The last recommendation is an argument that businesses should not need to pay users for their data. Given the finding in the second section that users assign meaningful dollar values to their data, this seems to be a solution for businesses rather than for consumers.
Pandora's free advertising-supported service is used as an example of customers' willingness to exchange their privacy for "in-kind value". The article failed to mention just how much money Pandora has been paying for such data! As this other HBR article tells us, Pandora is "13 years, 175 million users, little profit". It has never been able to establish a profitable business model because while 80% of its revenues come from advertising to those "free" accounts, 60% of its revenues immediately goes out the door as royalty payments for the "free" music! It's not surprising that many consumers are willingly engaging in this lop-sided exchange with Pandora.
I often wonder if consumers realize that over-sharing their data works to their disadvantage, would they become more interested in how businesses use their data?
For instance, insurance companies will be very interested in acquiring data from personal analytics devices, like Fitbit. They will use the data to predict whether you have health risks, and they will charge you more for insurance. Everyone is at risk for something.
The Uber app gives its users the ability to track their drivers -- in Manhattan, it's like watching a horse-race when your driver tries to negotiate the city gridlock. The same data is used by Uber to get an accurate picture of supply and demand, which drives their surge-pricing algorithms. That's how you end up paying five to ten times the normal cab rate.
Businesses use personal data to reduce information asymmetry, which in the past prevented them from extracting maximum value from consumers.
Today, the data privacy question is phrased as "Company X would like to collect information about your heart rate and in exchange, you will get notified if any irregularity is detected. Are you willing to share such data with Company X?"

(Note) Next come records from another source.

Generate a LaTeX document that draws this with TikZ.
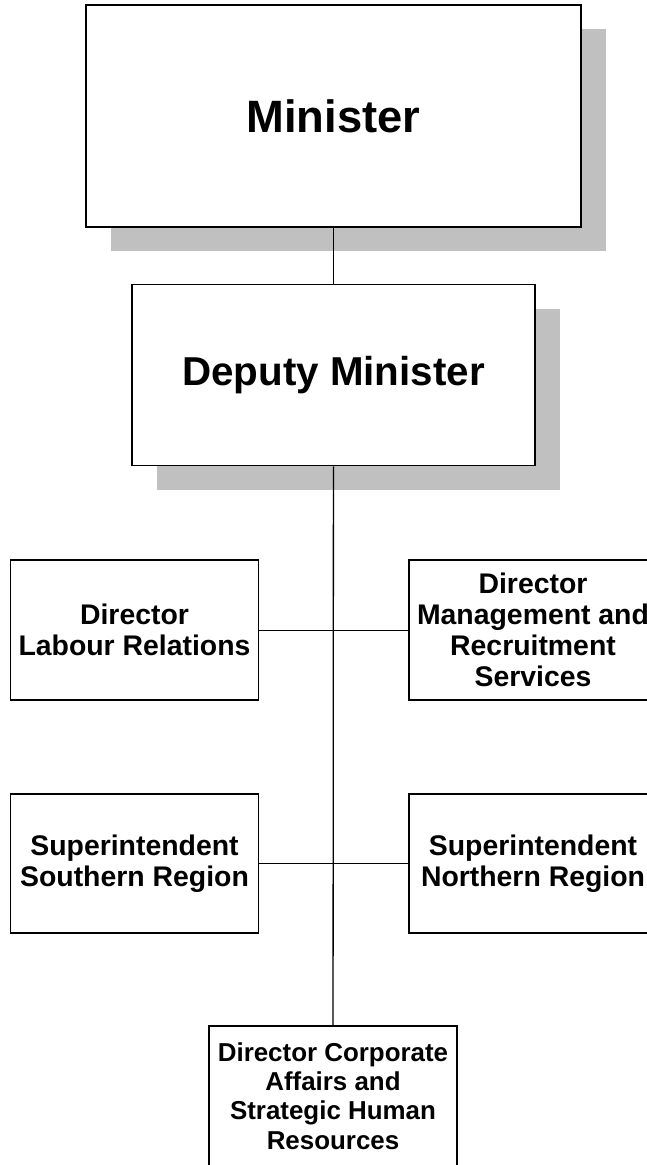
\documentclass[tikz,border=0pt]{standalone}
\usepackage{fontspec}
\setmainfont{Liberation Sans}
\usepackage{xcolor}
\definecolor{shadowGray}{HTML}{C0C0C0}
\usepackage{tikz}
\usetikzlibrary{positioning, shadows}

\begin{document}
\begin{tikzpicture}[
		x=1bp, y=-1bp,
		node distance=56bp,
		box/.style={
			draw,
			fill=white,
			line width=1.5bp,
			inner sep=0pt,
			minimum width=248bp,
			minimum height=140bp,
			align=center,
			font=\fontsize{28.5}{31}\selectfont\bfseries
		},
		topbox/.style={
			box,
			drop shadow={shadow xshift=25bp, shadow yshift=-24bp, fill=shadowGray, opacity=1}
		},
		link/.style={line width=0.8bp},
		trunk/.style={line width=1.3bp}
		]
		
		\useasboundingbox (0,0) rectangle (647,1165);
		\clip (0,0) rectangle (647,1165);
		
		\node[topbox, minimum width=495bp, minimum height=222bp, font=\fontsize{45.5}{54}\selectfont\bfseries] (minister) at (333.5,116) {Minister};
		\node[topbox, minimum width=403bp, minimum height=181bp, font=\fontsize{40.5}{48}\selectfont\bfseries, below=of minister] (deputy) {Deputy Minister};
		
		\node[box] (labour) at (134.5,630) {Director\\Labour Relations};
		\node[box, right=149bp of labour] (mgmt) {Director\\Management and\\Recruitment\\Services};
		\node[box, minimum height=139bp] (south) at (134.5,863.5) {Superintendent\\Southern Region};
		\node[box, minimum height=139bp, right=149bp of south] (north) {Superintendent\\Northern Region};
		\node[box, font=\fontsize{26}{29.5}\selectfont\bfseries] (corporate) at (333,1096) {Director Corporate\\Affairs and\\Strategic Human\\Resources};
		
		\draw[link] (minister) -- (deputy);
		\draw[trunk] (deputy) -- (corporate);
		\draw[link] (labour) -- (mgmt);
		\draw[link] (south) -- (north);
		
	\end{tikzpicture}
\end{document}
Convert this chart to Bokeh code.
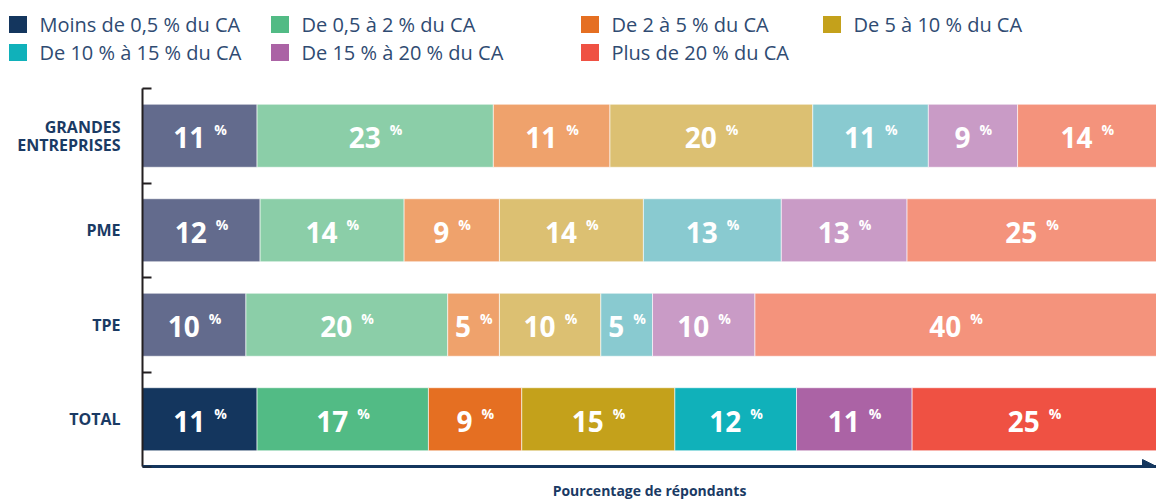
import numpy as np
from bokeh.plotting import figure
from bokeh.layouts import column
from bokeh.models import (Range1d, LinearAxis, FixedTicker,
                          ColumnDataSource, Arrow, NormalHead)
from bokeh.core.properties import value
from bokeh.embed import file_html
from bokeh.resources import INLINE

# ---------------- data ----------------
series = ["Moins de 0,5 % du CA", "De 0,5 à 2 % du CA", "De 2 à 5 % du CA",
          "De 5 à 10 % du CA", "De 10 % à 15 % du CA", "De 15 % à 20 % du CA",
          "Plus de 20 % du CA"]
categories = ["GRANDES\nENTREPRISES", "PME", "TPE", "TOTAL"]

# bar lengths
ge_values = [11.3, 23.3, 11.5, 20.0, 11.4, 8.8, 13.7]
pme_values = [11.6, 14.2, 9.4, 14.2, 13.6, 12.4, 24.6]
tpe_values = [10.2, 19.9, 5.1, 10.0, 5.1, 10.1, 39.6]
total_values = [11.3, 16.9, 9.2, 15.1, 12.0, 11.4, 24.1]

# printed labels
ge_labels = ["11", "23", "11", "20", "11", "9", "14"]
pme_labels = ["12", "14", "9", "14", "13", "13", "25"]
tpe_labels = ["10", "20", "5", "10", "5", "10", "40"]
total_labels = ["11", "17", "9", "15", "12", "11", "25"]

full_colors = ["#14365e", "#52bb85", "#e56f22", "#c4a11b", "#10b1ba", "#ab63a5", "#ef5143"]
light_colors = ["#636b8d", "#8bcea8", "#efa26c", "#dcc072", "#89cad0", "#c99bc6", "#f4937c"]

NAVY = "#1a3a64"
TEXT = "#2f4b72"
FONT = "Open Sans"

# ---------------- legend figure ----------------
W = 1156
LEG_H = 78
leg = figure(width=W, height=LEG_H, x_range=Range1d(0, W), y_range=Range1d(LEG_H, 0),
             x_axis_type=None, y_axis_type=None, output_backend="svg",
             toolbar_location=None, min_border=0)
leg.frame_align = False
leg.outline_line_color = None
leg.xgrid.visible = False
leg.ygrid.visible = False
col_x = [8, 270, 580, 822]
row_y = [24, 52]
lx, ly, lt, lc = [], [], [], []
for i, name in enumerate(series):
    r, c = divmod(i, 4)
    lx.append(col_x[c]); ly.append(row_y[r]); lt.append(name); lc.append(full_colors[i])
lx = np.array(lx, dtype=float)
leg.rect(x=lx + 9.5, y=ly, width=18, height=17, width_units="screen",
         height_units="screen", fill_color=lc, line_color=None)
leg.text(x=lx + 31, y=ly, text=lt, text_baseline="middle", text_align="left",
         text_font=value(FONT), text_font_size="20px", text_color=TEXT)

# ---------------- main figure ----------------
n = len(categories)
ypos = {c: n - 1 - i + 0.5 for i, c in enumerate(categories)}

p = figure(width=W, height=502 - LEG_H, x_range=Range1d(0, 100), y_range=Range1d(0, n),
           output_backend="svg", toolbar_location=None,
           min_border_left=142, min_border_right=0, min_border_top=10,
           min_border_bottom=36)
p.frame_align = False
p.outline_line_color = None
p.xgrid.visible = False
p.ygrid.visible = False

ya = p.yaxis[0]
ya.ticker = FixedTicker(ticks=list(range(n + 1)))
ya.major_label_overrides = {t: "" for t in range(n + 1)}
ya.major_tick_in = 9
ya.major_tick_out = 0
ya.major_tick_line_width = 2
ya.major_tick_line_color = "#231f20"
ya.minor_tick_line_color = None
ya.axis_line_width = 2
ya.axis_line_color = "#231f20"
ya.major_label_standoff = 0

cax = LinearAxis(ticker=FixedTicker(ticks=[ypos[c] for c in categories]),
                 major_label_overrides={ypos[c]: c for c in categories},
                 axis_line_color=None, major_tick_line_color=None,
                 minor_tick_line_color=None, major_label_standoff=16,
                 major_label_text_font=FONT, major_label_text_font_style="bold",
                 major_label_text_font_size="16px", major_label_text_color=NAVY,
                 major_label_text_line_height=0.8)
p.add_layout(cax, "left")

xa = p.xaxis[0]
xa.ticker = FixedTicker(ticks=[])
xa.major_tick_line_color = None
xa.minor_tick_line_color = None
xa.major_label_standoff = 0
xa.axis_line_color = "#14365e"
xa.axis_line_width = 3
xa.axis_label = "Pourcentage de répondants"
xa.axis_label_standoff = 14
xa.axis_label_text_font = FONT
xa.axis_label_text_font_style = "bold"
xa.axis_label_text_font_size = "14px"
xa.axis_label_text_color = NAVY

rows = [(categories[0], ge_values, ge_labels, light_colors),
        (categories[1], pme_values, pme_labels, light_colors),
        (categories[2], tpe_values, tpe_labels, light_colors),
        (categories[3], total_values, total_labels, full_colors)]

bar = dict(y=[], left=[], right=[], color=[], mid=[], lab=[], noff=[], poff=[])
DIGIT = 16.0
for cat, vals, labs, cols in rows:
    v = np.array(vals)
    right = np.cumsum(v)
    left = right - v
    for l, r, s, c in zip(left, right, labs, cols):
        nw = len(s) * DIGIT
        wtot = nw + 9 + 12
        noff = -wtot / 2 + nw
        bar["y"].append(ypos[cat]); bar["left"].append(l); bar["right"].append(r)
        bar["color"].append(c); bar["mid"].append((l + r) / 2); bar["lab"].append(s)
        bar["noff"].append(noff); bar["poff"].append(noff + 9)
src = ColumnDataSource(bar)
p.hbar(y="y", left="left", right="right", height=0.667, fill_color="color",
       line_color="white", line_width=0.6, source=src)
p.text(x="mid", y="y", text="lab", x_offset="noff", y_offset=2, text_align="right",
       text_baseline="alphabetic", text_color="white", text_font=value(FONT),
       text_font_style="bold", text_font_size="28px", source=src)
p.text(x="mid", y="y", text=value("%"), x_offset="poff", y_offset=-6, text_align="left",
       text_baseline="alphabetic", text_color="white", text_font=value(FONT),
       text_font_style="bold", text_font_size="14px", source=src)

p.add_layout(Arrow(end=NormalHead(size=14, fill_color="#14365e", line_color="#14365e"),
                   x_start=0, y_start=0, x_end=100, y_end=0,
                   line_color="#14365e", line_width=3))

layout = column(leg, p, spacing=0)
open("out.html", "w").write(file_html(layout, INLINE))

Imagine you are asked a different question: "Company X would like to collect information about your heart rate and in exchange, you will get notified if any irregularity is detected. Being notified of heart-rate irregularity may help you but 80% of the warnings will be false alarms. Also, your heart rate data will be used by our insurance arm to adjust your insurance premiums. There is a 50% chance that your premium will increase after sharing your data. Are you willing to share such data with Company X?"